» EXERCISE INSTRUCTIONS
Each line of the listing must be transcribed exactly, except for the images, which should be excluded.

» GIVEN INFORMATION

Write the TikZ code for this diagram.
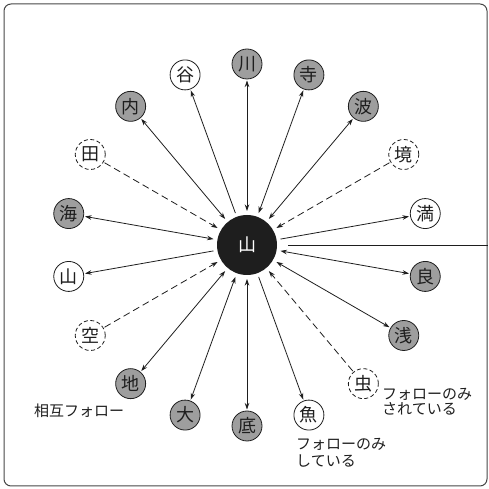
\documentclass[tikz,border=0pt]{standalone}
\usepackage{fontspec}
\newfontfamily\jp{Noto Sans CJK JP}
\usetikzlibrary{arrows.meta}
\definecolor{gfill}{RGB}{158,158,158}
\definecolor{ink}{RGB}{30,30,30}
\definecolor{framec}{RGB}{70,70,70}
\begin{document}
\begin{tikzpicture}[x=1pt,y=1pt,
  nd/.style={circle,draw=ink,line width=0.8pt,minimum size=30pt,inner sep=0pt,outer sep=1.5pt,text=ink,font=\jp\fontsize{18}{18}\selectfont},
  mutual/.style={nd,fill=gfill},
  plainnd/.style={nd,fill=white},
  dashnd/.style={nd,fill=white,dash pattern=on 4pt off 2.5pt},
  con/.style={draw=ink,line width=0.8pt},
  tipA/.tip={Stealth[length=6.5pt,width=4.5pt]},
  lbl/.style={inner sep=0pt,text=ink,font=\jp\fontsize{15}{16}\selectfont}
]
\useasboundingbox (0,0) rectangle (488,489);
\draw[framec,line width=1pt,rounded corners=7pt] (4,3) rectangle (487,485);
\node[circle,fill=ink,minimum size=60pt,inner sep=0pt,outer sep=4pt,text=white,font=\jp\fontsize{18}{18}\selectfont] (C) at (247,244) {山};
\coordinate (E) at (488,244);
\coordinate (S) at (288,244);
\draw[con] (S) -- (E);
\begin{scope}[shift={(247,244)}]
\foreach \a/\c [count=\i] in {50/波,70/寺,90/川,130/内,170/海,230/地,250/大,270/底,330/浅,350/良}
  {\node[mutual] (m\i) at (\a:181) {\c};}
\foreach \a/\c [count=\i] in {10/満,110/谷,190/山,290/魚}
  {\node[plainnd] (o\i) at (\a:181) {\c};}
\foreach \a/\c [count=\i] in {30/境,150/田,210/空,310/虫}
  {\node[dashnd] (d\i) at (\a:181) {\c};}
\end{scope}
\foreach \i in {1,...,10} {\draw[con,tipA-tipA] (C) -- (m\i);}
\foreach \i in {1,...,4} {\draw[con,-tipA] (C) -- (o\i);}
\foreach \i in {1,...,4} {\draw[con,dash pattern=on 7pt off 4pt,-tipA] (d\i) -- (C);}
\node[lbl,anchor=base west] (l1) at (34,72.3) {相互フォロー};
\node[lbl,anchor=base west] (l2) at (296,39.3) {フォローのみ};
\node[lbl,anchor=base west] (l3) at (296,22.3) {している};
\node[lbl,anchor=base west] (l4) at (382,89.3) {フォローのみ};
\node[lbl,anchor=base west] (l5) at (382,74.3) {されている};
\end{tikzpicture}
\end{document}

» TASK RESULT
Write the TikZ code for this diagram.
\documentclass[tikz,border=0pt]{standalone}
\usepackage{fontspec}
\newfontfamily\jp{Noto Sans CJK JP}
\usetikzlibrary{arrows.meta}
\definecolor{gfill}{RGB}{158,158,158}
\definecolor{ink}{RGB}{30,30,30}
\definecolor{framec}{RGB}{70,70,70}
\begin{document}
\begin{tikzpicture}[x=1pt,y=1pt,
  nd/.style={circle,draw=ink,line width=0.8pt,minimum size=30pt,inner sep=0pt,outer sep=1.5pt,text=ink,font=\jp\fontsize{18}{18}\selectfont},
  mutual/.style={nd,fill=gfill},
  plainnd/.style={nd,fill=white},
  dashnd/.style={nd,fill=white,dash pattern=on 4pt off 2.5pt},
  con/.style={draw=ink,line width=0.8pt},
  tipA/.tip={Stealth[length=6.5pt,width=4.5pt]},
  lbl/.style={inner sep=0pt,text=ink,font=\jp\fontsize{15}{16}\selectfont}
]
\useasboundingbox (0,0) rectangle (488,489);
\draw[framec,line width=1pt,rounded corners=7pt] (4,3) rectangle (487,485);
\node[circle,fill=ink,minimum size=60pt,inner sep=0pt,outer sep=4pt,text=white,font=\jp\fontsize{18}{18}\selectfont] (C) at (247,244) {山};
\coordinate (E) at (488,244);
\coordinate (S) at (288,244);
\draw[con] (S) -- (E);
\begin{scope}[shift={(247,244)}]
\foreach \a/\c [count=\i] in {50/波,70/寺,90/川,130/内,170/海,230/地,250/大,270/底,330/浅,350/良}
  {\node[mutual] (m\i) at (\a:181) {\c};}
\foreach \a/\c [count=\i] in {10/満,110/谷,190/山,290/魚}
  {\node[plainnd] (o\i) at (\a:181) {\c};}
\foreach \a/\c [count=\i] in {30/境,150/田,210/空,310/虫}
  {\node[dashnd] (d\i) at (\a:181) {\c};}
\end{scope}
\foreach \i in {1,...,10} {\draw[con,tipA-tipA] (C) -- (m\i);}
\foreach \i in {1,...,4} {\draw[con,-tipA] (C) -- (o\i);}
\foreach \i in {1,...,4} {\draw[con,dash pattern=on 7pt off 4pt,-tipA] (d\i) -- (C);}
\node[lbl,anchor=base west] (l1) at (34,72.3) {相互フォロー};
\node[lbl,anchor=base west] (l2) at (296,39.3) {フォローのみ};
\node[lbl,anchor=base west] (l3) at (296,22.3) {している};
\node[lbl,anchor=base west] (l4) at (382,89.3) {フォローのみ};
\node[lbl,anchor=base west] (l5) at (382,74.3) {されている};
\end{tikzpicture}
\end{document}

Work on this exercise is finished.